PROBLEM DETAILS
From the listing below, extract every line in which the word "with" appears.
——
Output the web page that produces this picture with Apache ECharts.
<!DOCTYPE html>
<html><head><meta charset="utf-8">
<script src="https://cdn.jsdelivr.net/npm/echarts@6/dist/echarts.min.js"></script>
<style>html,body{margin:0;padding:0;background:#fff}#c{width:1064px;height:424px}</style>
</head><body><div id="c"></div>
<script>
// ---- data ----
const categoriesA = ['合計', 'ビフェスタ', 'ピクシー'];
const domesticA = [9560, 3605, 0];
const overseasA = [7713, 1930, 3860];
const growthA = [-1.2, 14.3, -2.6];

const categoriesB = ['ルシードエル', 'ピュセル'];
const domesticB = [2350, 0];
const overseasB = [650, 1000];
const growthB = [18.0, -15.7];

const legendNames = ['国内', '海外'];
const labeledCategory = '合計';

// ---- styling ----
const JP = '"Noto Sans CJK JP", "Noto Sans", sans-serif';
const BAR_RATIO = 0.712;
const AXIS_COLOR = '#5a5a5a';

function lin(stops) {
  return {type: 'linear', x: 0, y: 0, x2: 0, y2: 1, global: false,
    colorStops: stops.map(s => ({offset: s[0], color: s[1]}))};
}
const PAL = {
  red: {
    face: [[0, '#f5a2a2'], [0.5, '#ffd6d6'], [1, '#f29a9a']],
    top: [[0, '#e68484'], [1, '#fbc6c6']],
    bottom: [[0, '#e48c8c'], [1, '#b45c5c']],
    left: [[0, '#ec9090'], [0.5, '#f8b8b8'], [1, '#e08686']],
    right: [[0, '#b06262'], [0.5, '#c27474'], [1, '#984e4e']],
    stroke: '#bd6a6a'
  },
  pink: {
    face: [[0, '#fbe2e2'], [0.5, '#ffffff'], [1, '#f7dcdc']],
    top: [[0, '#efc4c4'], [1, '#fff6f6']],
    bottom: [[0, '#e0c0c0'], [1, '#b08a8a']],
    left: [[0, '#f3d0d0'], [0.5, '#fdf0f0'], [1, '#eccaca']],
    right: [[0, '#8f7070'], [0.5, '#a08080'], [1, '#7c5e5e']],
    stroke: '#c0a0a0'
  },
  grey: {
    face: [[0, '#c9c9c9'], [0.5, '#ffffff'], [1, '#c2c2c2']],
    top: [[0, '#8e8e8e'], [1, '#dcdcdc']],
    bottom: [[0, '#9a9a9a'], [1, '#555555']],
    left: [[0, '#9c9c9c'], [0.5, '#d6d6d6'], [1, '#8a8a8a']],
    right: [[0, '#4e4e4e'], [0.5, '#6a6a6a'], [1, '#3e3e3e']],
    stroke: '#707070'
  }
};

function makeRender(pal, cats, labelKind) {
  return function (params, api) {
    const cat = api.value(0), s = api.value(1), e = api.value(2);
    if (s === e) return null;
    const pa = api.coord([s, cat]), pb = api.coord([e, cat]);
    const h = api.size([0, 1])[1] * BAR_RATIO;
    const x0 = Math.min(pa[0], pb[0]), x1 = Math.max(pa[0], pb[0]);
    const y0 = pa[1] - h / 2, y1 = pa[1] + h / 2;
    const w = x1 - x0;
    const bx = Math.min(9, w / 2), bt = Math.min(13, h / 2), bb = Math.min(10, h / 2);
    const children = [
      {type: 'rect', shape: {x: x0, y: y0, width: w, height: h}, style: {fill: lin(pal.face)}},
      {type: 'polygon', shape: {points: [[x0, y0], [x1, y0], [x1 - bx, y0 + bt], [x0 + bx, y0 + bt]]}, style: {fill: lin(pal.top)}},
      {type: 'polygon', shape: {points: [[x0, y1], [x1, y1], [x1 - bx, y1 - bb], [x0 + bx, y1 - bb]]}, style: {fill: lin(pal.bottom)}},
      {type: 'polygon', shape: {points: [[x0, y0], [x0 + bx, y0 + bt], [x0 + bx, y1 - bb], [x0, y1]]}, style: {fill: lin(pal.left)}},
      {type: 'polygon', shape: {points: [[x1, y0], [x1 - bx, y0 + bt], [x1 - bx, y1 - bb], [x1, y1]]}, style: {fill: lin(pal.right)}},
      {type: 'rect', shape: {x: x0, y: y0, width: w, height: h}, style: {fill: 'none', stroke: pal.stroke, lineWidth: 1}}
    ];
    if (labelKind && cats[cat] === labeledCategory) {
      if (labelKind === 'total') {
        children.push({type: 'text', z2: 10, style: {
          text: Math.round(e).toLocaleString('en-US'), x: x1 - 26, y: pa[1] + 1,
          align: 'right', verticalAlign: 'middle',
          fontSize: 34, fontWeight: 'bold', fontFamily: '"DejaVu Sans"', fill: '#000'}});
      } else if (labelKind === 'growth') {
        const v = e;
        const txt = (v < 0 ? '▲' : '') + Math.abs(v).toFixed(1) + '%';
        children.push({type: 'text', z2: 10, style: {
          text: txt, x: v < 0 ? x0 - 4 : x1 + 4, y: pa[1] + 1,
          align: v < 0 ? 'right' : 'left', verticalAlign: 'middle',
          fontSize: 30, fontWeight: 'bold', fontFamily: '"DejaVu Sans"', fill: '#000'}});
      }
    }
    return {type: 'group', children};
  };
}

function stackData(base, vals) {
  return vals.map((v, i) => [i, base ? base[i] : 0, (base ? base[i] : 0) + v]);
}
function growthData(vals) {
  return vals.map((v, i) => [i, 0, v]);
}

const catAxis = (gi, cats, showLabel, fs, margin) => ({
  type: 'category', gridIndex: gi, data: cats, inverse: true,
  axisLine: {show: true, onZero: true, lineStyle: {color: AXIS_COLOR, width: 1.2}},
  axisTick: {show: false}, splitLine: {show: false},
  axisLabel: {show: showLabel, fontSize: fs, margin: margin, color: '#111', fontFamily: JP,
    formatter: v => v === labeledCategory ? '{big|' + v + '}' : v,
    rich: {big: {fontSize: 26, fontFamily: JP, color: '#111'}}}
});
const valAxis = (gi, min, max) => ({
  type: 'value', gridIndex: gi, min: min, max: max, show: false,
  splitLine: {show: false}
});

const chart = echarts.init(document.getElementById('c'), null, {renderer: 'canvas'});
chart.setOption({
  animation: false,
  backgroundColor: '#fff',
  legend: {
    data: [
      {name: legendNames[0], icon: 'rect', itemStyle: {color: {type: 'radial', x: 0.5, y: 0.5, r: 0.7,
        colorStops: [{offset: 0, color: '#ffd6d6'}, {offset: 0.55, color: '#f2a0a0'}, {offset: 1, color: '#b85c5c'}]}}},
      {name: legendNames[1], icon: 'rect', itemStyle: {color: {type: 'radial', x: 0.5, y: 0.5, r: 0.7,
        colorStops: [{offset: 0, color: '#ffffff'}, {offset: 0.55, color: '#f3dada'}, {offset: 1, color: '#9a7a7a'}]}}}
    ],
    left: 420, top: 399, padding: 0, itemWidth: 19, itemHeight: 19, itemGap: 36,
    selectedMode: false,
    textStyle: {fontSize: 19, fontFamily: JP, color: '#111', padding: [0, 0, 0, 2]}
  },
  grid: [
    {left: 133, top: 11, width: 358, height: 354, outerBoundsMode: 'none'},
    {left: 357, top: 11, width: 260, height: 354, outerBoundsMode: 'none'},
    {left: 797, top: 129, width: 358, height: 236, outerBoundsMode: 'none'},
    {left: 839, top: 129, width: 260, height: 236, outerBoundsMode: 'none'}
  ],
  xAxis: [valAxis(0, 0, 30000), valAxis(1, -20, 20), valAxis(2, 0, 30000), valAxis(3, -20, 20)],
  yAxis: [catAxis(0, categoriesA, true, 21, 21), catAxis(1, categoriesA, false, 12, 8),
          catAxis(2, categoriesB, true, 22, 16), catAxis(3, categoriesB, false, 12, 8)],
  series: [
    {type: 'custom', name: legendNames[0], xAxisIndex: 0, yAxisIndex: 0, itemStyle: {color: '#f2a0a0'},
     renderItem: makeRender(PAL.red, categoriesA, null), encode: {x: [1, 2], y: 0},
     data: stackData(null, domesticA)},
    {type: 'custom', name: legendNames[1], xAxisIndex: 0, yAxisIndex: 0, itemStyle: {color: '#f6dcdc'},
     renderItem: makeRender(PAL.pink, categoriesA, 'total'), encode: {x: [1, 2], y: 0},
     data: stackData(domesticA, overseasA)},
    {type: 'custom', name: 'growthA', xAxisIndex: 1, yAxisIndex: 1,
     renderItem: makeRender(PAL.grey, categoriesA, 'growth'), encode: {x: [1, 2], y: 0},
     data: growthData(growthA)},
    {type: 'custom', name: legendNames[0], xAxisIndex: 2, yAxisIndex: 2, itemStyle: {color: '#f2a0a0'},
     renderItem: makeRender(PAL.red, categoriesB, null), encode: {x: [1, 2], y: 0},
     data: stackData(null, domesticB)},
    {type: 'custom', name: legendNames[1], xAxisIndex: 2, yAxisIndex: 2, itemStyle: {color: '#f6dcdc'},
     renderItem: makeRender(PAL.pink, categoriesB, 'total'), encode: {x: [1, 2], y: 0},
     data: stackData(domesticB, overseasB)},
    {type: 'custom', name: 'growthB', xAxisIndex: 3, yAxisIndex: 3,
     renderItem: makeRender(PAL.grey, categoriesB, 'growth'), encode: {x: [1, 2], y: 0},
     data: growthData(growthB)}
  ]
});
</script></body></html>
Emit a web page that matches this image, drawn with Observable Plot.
——
TASK SOLUTION
Output the web page that produces this picture with Apache ECharts.
Emit a web page that matches this image, drawn with Observable Plot.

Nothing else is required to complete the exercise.